> [Provided material]:

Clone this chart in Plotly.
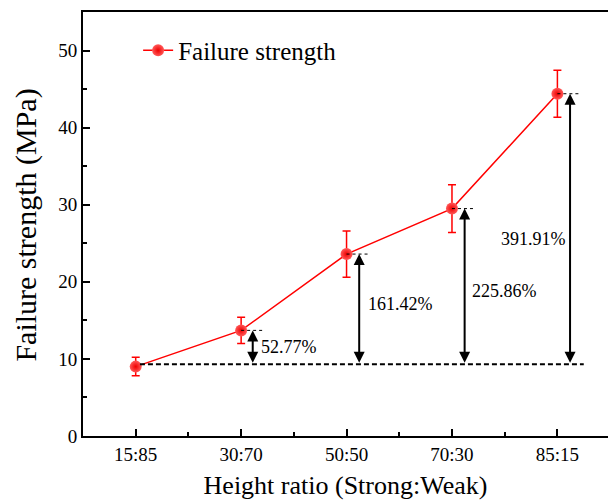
import plotly.graph_objects as go

categories = ["15:85", "30:70", "50:50", "70:30", "85:15"]
strength = [9.0, 13.7, 23.6, 29.5, 44.4]
err = [1.2, 1.7, 3.0, 3.1, 3.05]
pct_labels = ["52.77%", "161.42%", "225.86%", "391.91%"]
baseline = 9.3
y_ticks = [0, 10, 20, 30, 40, 50]

FONT = "Liberation Serif"
xpos = list(range(len(categories)))

fig = go.Figure()
fig.add_trace(go.Scatter(
    x=xpos, y=strength, mode="lines+markers", name="Failure strength",
    line=dict(color="#ff0000", width=1.5),
    marker=dict(size=12, color="#ff5a5a", line=dict(width=0),
                gradient=dict(type="radial", color="#f00000")),
    error_y=dict(type="data", array=err, visible=True, color="#ff0000",
                 thickness=1.5, width=4),
))

shapes = []
# baseline dashed
shapes.append(dict(type="line", xref="x", yref="y", x0=0.04, x1=4.25,
                   y0=baseline, y1=baseline,
                   line=dict(color="black", width=2, dash="5px,3px")))
annotations = []
offsets = [0.11, 0.12, 0.12, 0.12]
label_pos = [(1.17, 11.6), (2.185, 17.1), (3.17, 18.8), (3.45, 25.5)]
for i in range(1, 5):
    # short dotted level line
    shapes.append(dict(type="line", xref="x", yref="y", x0=i, x1=i + 0.22,
                       y0=strength[i], y1=strength[i],
                       line=dict(color="black", width=1, dash="dot")))
    ax = i + offsets[i - 1]
    annotations.append(dict(x=ax, y=strength[i], ax=ax, ay=baseline,
                            xref="x", yref="y", axref="x", ayref="y",
                            showarrow=True, arrowhead=2, arrowside="end+start",
                            arrowsize=1.1, arrowwidth=2, arrowcolor="black", text=""))
    lx, ly = label_pos[i - 1]
    annotations.append(dict(x=lx, y=ly, xref="x", yref="y", text=pct_labels[i - 1],
                            showarrow=False, xanchor="left", yanchor="middle",
                            font=dict(family=FONT, size=18, color="black")))

# y axis title placed as rotated annotation
annotations.append(dict(text="Failure strength (MPa)", xref="paper", yref="paper",
                        x=-0.109, y=0.498, xanchor="center", yanchor="middle",
                        textangle=-90, showarrow=False,
                        font=dict(family=FONT, size=30, color="black")))

fig.update_layout(
    width=608, height=503,
    margin=dict(l=83, r=0, t=12, b=67),
    plot_bgcolor="white", paper_bgcolor="white",
    font=dict(family=FONT, color="black"),
    shapes=shapes, annotations=annotations,
    showlegend=True,
    legend=dict(x=0.105, y=0.909, xanchor="left", yanchor="middle",
                bgcolor="rgba(0,0,0,0)", font=dict(family=FONT, size=25)),
)
fig.update_xaxes(
    range=[-0.5, 4.48], tickmode="array", tickvals=xpos, ticktext=categories,
    showline=True, linecolor="black", linewidth=2, mirror=True,
    ticks="inside", ticklen=7, tickwidth=1.5, tickcolor="black",
    minor=dict(tickmode="array", tickvals=[0.5, 1.5, 2.5, 3.5], ticks="inside",
               ticklen=4, tickwidth=1.5, tickcolor="black"),
    showgrid=False, zeroline=False,
    tickfont=dict(family=FONT, size=19),
    title=dict(text="Height ratio (Strong:Weak)", font=dict(family=FONT, size=26),
               standoff=12),
)
fig.update_yaxes(
    range=[0, 55], tickmode="array", tickvals=y_ticks,
    showline=True, linecolor="black", linewidth=2, mirror=False,
    ticks="inside", ticklen=7, tickwidth=1.5, tickcolor="black",
    minor=dict(tickmode="array", tickvals=[5, 15, 25, 35, 45], ticks="inside",
               ticklen=4, tickwidth=1.5, tickcolor="black"),
    showgrid=False, zeroline=False,
    tickfont=dict(family=FONT, size=19),
)
fig.write_html("out.html")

> [What needs to be done]: Repeat the material above word for word and skip every image in it.

> [The result]:
Clone this chart in Plotly.
import plotly.graph_objects as go

categories = ["15:85", "30:70", "50:50", "70:30", "85:15"]
strength = [9.0, 13.7, 23.6, 29.5, 44.4]
err = [1.2, 1.7, 3.0, 3.1, 3.05]
pct_labels = ["52.77%", "161.42%", "225.86%", "391.91%"]
baseline = 9.3
y_ticks = [0, 10, 20, 30, 40, 50]

FONT = "Liberation Serif"
xpos = list(range(len(categories)))

fig = go.Figure()
fig.add_trace(go.Scatter(
    x=xpos, y=strength, mode="lines+markers", name="Failure strength",
    line=dict(color="#ff0000", width=1.5),
    marker=dict(size=12, color="#ff5a5a", line=dict(width=0),
                gradient=dict(type="radial", color="#f00000")),
    error_y=dict(type="data", array=err, visible=True, color="#ff0000",
                 thickness=1.5, width=4),
))

shapes = []
# baseline dashed
shapes.append(dict(type="line", xref="x", yref="y", x0=0.04, x1=4.25,
                   y0=baseline, y1=baseline,
                   line=dict(color="black", width=2, dash="5px,3px")))
annotations = []
offsets = [0.11, 0.12, 0.12, 0.12]
label_pos = [(1.17, 11.6), (2.185, 17.1), (3.17, 18.8), (3.45, 25.5)]
for i in range(1, 5):
    # short dotted level line
    shapes.append(dict(type="line", xref="x", yref="y", x0=i, x1=i + 0.22,
                       y0=strength[i], y1=strength[i],
                       line=dict(color="black", width=1, dash="dot")))
    ax = i + offsets[i - 1]
    annotations.append(dict(x=ax, y=strength[i], ax=ax, ay=baseline,
                            xref="x", yref="y", axref="x", ayref="y",
                            showarrow=True, arrowhead=2, arrowside="end+start",
                            arrowsize=1.1, arrowwidth=2, arrowcolor="black", text=""))
    lx, ly = label_pos[i - 1]
    annotations.append(dict(x=lx, y=ly, xref="x", yref="y", text=pct_labels[i - 1],
                            showarrow=False, xanchor="left", yanchor="middle",
                            font=dict(family=FONT, size=18, color="black")))

# y axis title placed as rotated annotation
annotations.append(dict(text="Failure strength (MPa)", xref="paper", yref="paper",
                        x=-0.109, y=0.498, xanchor="center", yanchor="middle",
                        textangle=-90, showarrow=False,
                        font=dict(family=FONT, size=30, color="black")))

fig.update_layout(
    width=608, height=503,
    margin=dict(l=83, r=0, t=12, b=67),
    plot_bgcolor="white", paper_bgcolor="white",
    font=dict(family=FONT, color="black"),
    shapes=shapes, annotations=annotations,
    showlegend=True,
    legend=dict(x=0.105, y=0.909, xanchor="left", yanchor="middle",
                bgcolor="rgba(0,0,0,0)", font=dict(family=FONT, size=25)),
)
fig.update_xaxes(
    range=[-0.5, 4.48], tickmode="array", tickvals=xpos, ticktext=categories,
    showline=True, linecolor="black", linewidth=2, mirror=True,
    ticks="inside", ticklen=7, tickwidth=1.5, tickcolor="black",
    minor=dict(tickmode="array", tickvals=[0.5, 1.5, 2.5, 3.5], ticks="inside",
               ticklen=4, tickwidth=1.5, tickcolor="black"),
    showgrid=False, zeroline=False,
    tickfont=dict(family=FONT, size=19),
    title=dict(text="Height ratio (Strong:Weak)", font=dict(family=FONT, size=26),
               standoff=12),
)
fig.update_yaxes(
    range=[0, 55], tickmode="array", tickvals=y_ticks,
    showline=True, linecolor="black", linewidth=2, mirror=False,
    ticks="inside", ticklen=7, tickwidth=1.5, tickcolor="black",
    minor=dict(tickmode="array", tickvals=[5, 15, 25, 35, 45], ticks="inside",
               ticklen=4, tickwidth=1.5, tickcolor="black"),
    showgrid=False, zeroline=False,
    tickfont=dict(family=FONT, size=19),
)
fig.write_html("out.html")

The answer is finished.